RECORD LIST:
========
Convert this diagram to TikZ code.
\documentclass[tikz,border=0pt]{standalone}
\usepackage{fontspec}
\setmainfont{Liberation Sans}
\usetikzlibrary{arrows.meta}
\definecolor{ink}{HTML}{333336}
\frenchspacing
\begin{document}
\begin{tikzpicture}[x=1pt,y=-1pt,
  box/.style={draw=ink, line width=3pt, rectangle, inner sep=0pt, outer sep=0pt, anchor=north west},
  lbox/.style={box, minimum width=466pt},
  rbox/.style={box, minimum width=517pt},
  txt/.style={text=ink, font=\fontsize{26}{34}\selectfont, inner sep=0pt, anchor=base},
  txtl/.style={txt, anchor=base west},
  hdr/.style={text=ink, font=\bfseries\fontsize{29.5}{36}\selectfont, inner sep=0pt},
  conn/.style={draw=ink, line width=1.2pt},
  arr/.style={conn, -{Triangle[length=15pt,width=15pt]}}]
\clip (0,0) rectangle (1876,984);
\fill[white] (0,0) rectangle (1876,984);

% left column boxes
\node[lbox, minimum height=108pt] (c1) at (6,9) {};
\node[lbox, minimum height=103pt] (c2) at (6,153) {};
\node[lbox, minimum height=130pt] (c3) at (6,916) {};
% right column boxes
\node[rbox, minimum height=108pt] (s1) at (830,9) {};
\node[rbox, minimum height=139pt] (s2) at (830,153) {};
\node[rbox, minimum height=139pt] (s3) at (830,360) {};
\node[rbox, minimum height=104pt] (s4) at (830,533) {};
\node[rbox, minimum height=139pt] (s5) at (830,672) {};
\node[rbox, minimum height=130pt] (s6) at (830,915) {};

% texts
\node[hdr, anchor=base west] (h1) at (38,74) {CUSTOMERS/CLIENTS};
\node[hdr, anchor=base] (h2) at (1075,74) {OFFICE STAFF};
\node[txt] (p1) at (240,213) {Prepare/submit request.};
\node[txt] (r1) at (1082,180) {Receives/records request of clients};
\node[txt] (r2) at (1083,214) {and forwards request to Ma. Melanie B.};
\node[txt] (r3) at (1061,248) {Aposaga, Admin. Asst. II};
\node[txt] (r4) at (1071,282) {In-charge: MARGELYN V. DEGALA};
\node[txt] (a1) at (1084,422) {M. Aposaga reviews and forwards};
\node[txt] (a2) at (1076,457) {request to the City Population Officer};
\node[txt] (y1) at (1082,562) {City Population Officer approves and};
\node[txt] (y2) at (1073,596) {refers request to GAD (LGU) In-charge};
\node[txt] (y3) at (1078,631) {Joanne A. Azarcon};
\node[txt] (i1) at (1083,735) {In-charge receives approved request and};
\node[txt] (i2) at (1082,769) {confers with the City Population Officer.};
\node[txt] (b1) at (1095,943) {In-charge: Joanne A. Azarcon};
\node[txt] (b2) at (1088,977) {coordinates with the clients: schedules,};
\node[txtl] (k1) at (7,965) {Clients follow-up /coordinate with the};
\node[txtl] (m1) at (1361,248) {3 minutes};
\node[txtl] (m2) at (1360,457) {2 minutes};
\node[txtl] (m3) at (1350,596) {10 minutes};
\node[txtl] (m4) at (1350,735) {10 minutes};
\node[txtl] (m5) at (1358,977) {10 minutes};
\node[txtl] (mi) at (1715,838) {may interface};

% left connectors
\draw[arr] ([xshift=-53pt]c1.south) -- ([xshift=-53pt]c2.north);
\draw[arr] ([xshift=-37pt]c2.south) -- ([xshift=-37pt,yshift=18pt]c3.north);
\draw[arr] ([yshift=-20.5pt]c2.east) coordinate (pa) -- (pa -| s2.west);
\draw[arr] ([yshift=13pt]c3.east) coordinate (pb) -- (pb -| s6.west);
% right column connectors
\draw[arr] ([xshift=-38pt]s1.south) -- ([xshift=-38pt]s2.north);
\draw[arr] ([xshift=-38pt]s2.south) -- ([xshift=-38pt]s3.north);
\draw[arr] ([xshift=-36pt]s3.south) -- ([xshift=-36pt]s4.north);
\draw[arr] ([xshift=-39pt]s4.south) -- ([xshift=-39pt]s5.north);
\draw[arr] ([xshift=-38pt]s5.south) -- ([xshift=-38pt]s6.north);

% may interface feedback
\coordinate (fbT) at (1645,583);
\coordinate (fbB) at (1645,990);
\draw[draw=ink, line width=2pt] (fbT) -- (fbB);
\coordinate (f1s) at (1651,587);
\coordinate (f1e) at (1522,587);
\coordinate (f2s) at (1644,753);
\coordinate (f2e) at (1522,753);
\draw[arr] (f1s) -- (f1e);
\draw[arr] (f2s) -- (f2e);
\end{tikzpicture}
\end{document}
========
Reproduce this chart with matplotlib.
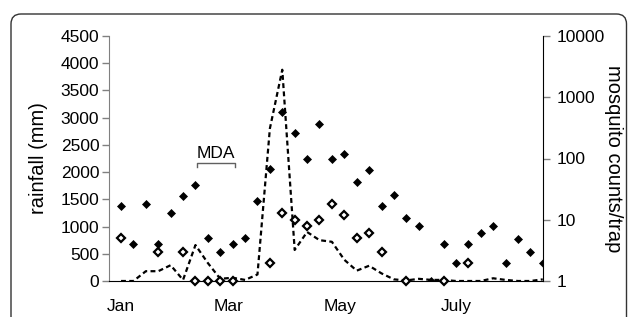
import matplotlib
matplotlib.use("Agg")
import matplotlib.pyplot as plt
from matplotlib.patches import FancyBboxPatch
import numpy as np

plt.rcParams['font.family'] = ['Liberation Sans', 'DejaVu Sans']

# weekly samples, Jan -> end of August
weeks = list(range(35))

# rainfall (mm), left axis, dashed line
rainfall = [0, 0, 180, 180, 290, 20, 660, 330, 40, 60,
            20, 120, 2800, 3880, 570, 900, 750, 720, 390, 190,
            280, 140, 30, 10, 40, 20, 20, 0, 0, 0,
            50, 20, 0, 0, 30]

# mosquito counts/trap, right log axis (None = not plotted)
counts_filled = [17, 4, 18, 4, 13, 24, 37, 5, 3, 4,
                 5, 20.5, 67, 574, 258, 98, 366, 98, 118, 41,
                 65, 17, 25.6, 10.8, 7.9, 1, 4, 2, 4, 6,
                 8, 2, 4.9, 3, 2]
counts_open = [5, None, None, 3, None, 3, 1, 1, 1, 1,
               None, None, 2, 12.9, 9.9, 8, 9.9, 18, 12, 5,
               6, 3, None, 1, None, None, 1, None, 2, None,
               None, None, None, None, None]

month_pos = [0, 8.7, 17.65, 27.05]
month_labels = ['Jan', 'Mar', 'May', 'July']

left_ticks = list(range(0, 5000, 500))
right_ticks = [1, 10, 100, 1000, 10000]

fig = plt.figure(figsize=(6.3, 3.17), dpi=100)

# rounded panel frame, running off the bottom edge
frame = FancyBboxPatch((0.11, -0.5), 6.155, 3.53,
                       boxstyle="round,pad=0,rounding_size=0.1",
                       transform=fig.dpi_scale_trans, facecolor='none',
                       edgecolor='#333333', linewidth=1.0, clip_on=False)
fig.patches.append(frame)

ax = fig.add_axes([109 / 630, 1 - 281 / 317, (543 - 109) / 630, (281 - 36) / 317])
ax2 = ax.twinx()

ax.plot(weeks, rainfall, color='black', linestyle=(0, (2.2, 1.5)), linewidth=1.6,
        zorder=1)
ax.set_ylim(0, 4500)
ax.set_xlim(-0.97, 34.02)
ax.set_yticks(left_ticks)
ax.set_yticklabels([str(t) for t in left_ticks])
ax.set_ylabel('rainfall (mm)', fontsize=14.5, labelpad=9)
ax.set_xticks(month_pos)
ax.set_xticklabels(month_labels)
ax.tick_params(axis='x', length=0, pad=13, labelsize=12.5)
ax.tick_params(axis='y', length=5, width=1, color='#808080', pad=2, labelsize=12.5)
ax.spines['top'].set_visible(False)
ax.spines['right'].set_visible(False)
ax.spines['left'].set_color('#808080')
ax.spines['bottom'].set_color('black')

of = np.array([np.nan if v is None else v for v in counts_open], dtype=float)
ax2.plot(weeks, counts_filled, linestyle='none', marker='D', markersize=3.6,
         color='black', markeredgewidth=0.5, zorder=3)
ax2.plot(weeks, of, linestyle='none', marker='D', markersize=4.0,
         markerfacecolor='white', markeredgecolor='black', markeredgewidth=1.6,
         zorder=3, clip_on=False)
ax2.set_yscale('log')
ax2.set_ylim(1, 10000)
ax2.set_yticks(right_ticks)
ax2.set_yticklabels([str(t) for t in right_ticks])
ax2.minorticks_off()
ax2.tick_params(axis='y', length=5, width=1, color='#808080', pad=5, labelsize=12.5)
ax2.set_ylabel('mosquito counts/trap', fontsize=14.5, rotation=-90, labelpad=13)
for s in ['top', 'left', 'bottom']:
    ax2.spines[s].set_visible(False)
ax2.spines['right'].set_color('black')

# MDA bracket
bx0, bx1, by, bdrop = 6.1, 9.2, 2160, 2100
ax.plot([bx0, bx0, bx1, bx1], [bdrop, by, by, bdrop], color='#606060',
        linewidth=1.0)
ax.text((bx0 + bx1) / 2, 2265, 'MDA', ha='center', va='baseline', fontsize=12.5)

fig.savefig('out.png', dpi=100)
========
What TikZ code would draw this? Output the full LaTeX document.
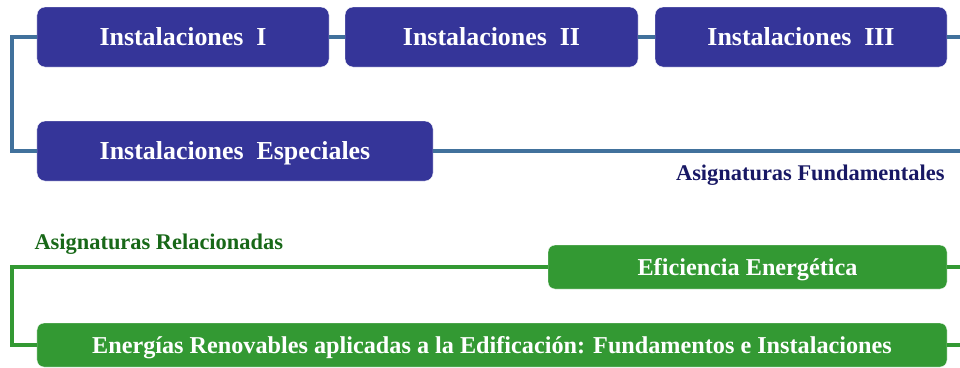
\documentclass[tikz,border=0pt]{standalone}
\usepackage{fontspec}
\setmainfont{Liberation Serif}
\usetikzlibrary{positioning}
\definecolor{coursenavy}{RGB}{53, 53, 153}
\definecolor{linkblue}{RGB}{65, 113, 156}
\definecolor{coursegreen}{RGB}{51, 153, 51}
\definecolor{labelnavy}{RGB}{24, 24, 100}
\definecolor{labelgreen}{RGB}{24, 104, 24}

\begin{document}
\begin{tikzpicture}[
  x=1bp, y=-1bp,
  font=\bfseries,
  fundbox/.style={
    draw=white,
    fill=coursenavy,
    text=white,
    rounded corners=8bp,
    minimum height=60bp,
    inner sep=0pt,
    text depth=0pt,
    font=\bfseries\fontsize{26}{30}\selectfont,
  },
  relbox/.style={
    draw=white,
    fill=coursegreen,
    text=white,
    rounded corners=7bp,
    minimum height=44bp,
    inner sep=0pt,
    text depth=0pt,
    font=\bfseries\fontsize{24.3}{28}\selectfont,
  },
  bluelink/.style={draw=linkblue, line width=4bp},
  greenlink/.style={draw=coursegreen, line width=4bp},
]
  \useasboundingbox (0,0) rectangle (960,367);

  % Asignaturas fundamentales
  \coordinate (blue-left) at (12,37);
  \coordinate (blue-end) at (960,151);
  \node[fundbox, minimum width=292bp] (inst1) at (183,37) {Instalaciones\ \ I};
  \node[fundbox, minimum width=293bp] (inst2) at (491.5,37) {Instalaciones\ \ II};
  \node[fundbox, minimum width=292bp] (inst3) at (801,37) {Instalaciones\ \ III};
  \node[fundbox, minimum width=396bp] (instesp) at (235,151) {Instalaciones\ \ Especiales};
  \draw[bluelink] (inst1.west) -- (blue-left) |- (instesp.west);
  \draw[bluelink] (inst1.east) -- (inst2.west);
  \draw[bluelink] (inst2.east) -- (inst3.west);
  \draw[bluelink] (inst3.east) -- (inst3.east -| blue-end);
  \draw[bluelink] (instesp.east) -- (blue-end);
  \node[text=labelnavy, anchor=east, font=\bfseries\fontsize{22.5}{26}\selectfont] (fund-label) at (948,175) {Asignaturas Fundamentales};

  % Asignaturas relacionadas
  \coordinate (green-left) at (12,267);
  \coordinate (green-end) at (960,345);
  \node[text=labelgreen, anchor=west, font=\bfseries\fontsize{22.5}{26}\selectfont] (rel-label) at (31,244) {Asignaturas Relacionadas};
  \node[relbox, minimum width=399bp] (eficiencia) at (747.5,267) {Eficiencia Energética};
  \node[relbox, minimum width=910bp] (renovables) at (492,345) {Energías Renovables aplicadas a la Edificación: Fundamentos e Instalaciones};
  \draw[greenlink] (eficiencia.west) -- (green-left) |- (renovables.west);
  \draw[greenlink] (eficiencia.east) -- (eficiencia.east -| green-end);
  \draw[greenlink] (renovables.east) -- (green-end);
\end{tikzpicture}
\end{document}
========
INSTRUCTION: Exactly the lines from the one with "Reproduce this chart with matplotlib." through the one with "50, 20, 0, 0, 30]" are to be reproduced, and no pictures with them.

COMPLETE OUTPUT:
Reproduce this chart with matplotlib.
import matplotlib
matplotlib.use("Agg")
import matplotlib.pyplot as plt
from matplotlib.patches import FancyBboxPatch
import numpy as np

plt.rcParams['font.family'] = ['Liberation Sans', 'DejaVu Sans']

# weekly samples, Jan -> end of August
weeks = list(range(35))

# rainfall (mm), left axis, dashed line
rainfall = [0, 0, 180, 180, 290, 20, 660, 330, 40, 60,
            20, 120, 2800, 3880, 570, 900, 750, 720, 390, 190,
            280, 140, 30, 10, 40, 20, 20, 0, 0, 0,
            50, 20, 0, 0, 30]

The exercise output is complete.